* **DATA TO PROCESS**:
==*==

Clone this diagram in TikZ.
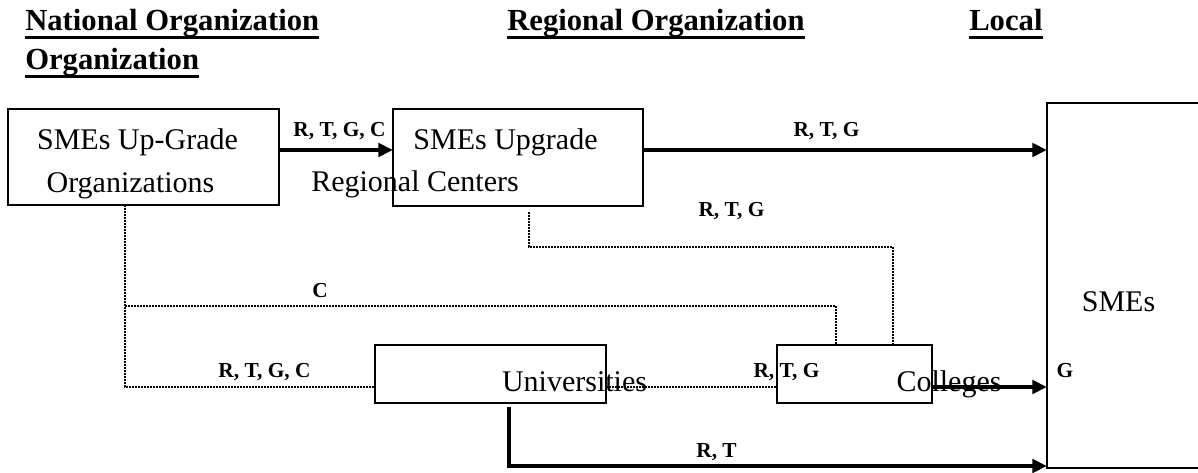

==*==

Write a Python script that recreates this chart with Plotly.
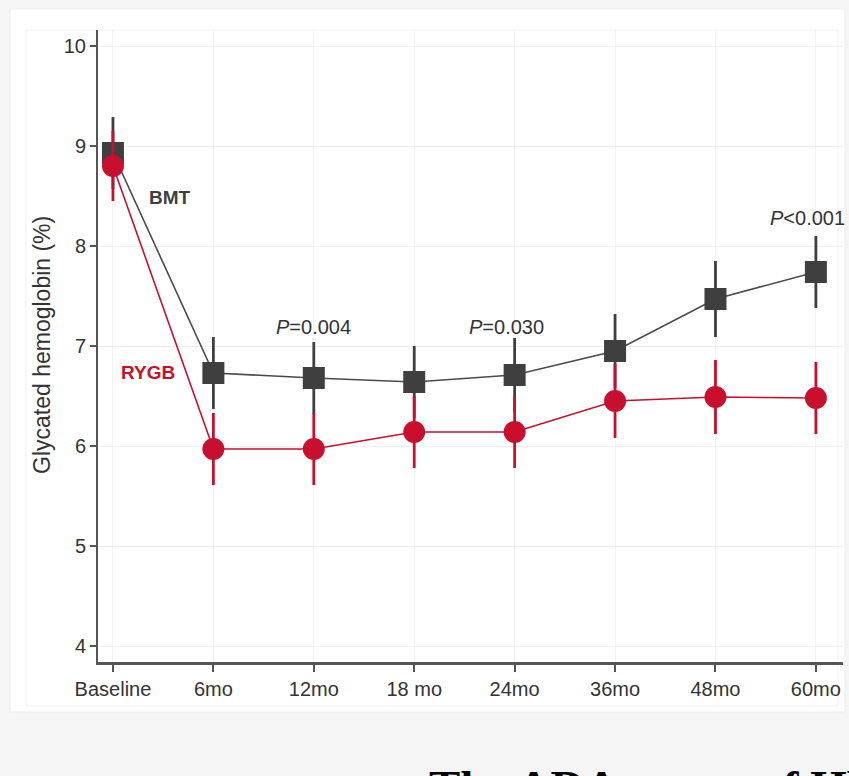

==*==

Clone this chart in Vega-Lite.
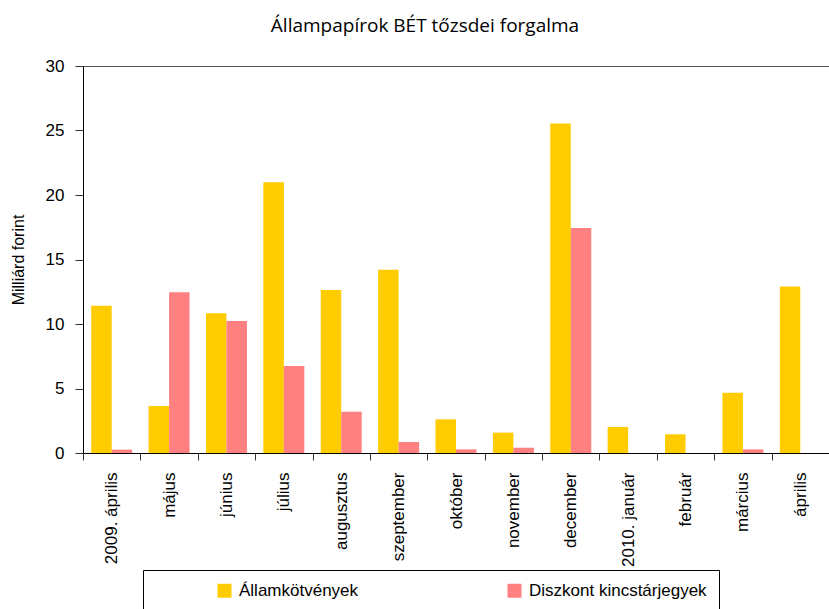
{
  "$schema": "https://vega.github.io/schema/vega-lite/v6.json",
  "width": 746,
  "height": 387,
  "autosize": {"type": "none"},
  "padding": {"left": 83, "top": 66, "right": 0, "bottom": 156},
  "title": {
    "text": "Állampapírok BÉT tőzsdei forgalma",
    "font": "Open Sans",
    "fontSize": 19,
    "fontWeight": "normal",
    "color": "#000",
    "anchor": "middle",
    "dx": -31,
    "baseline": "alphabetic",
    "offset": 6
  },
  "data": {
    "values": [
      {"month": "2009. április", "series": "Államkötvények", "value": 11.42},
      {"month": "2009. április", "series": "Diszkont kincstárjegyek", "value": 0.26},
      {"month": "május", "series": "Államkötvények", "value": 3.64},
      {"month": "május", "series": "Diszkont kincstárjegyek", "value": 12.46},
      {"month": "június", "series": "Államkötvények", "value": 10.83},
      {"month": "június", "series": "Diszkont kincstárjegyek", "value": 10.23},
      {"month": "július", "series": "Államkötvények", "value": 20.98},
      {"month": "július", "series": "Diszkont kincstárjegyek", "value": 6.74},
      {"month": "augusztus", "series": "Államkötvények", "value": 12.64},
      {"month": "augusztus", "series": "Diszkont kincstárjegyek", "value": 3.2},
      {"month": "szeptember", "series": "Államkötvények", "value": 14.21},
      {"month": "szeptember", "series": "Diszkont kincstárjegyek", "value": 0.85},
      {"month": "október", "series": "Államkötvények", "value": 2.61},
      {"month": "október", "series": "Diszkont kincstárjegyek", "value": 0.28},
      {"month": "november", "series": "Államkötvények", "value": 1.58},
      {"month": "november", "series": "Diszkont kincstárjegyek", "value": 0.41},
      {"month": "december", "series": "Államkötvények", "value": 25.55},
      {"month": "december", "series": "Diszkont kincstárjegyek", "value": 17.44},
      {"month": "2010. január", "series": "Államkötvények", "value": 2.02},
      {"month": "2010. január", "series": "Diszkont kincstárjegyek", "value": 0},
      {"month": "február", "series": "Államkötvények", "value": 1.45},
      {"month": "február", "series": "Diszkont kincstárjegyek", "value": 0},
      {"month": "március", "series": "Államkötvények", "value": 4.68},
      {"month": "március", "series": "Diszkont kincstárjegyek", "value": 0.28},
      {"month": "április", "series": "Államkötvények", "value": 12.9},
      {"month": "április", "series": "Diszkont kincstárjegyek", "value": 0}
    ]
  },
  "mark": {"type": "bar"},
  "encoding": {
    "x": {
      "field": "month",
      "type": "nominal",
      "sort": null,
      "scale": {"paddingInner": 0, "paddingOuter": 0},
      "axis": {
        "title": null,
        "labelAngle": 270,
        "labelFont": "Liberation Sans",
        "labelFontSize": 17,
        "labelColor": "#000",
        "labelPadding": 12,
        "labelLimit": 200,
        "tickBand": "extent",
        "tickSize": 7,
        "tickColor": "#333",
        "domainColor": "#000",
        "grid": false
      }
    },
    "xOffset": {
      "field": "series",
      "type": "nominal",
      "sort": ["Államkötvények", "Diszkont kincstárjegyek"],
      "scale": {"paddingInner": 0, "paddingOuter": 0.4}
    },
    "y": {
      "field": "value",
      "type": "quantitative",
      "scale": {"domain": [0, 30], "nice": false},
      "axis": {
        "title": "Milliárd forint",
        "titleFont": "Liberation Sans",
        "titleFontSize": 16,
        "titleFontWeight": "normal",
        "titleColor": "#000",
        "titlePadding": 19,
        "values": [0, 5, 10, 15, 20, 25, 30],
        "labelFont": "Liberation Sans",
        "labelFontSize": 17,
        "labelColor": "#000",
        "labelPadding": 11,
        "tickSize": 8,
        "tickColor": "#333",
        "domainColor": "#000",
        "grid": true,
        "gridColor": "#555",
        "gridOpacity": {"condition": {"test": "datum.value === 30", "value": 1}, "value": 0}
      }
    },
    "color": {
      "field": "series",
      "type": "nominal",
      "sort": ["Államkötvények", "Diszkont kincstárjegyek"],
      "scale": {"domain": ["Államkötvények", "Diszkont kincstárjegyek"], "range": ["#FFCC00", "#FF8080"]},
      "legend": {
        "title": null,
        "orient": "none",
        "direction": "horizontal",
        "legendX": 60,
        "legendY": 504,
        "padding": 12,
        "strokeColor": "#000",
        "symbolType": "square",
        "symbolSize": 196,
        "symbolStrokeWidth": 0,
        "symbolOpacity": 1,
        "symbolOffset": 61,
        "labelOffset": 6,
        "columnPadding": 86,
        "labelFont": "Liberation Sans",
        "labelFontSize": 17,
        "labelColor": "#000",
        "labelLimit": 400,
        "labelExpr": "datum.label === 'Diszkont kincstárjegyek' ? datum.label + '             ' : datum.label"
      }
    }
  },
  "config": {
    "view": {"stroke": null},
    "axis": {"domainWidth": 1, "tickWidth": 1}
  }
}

==*==

* **STATED EXERCISE**:
Which lines hold the word "chart"? Return all of them from the records above.

* **RESPONSE TO THE TASK**:
Write a Python script that recreates this chart with Plotly.
Clone this chart in Vega-Lite.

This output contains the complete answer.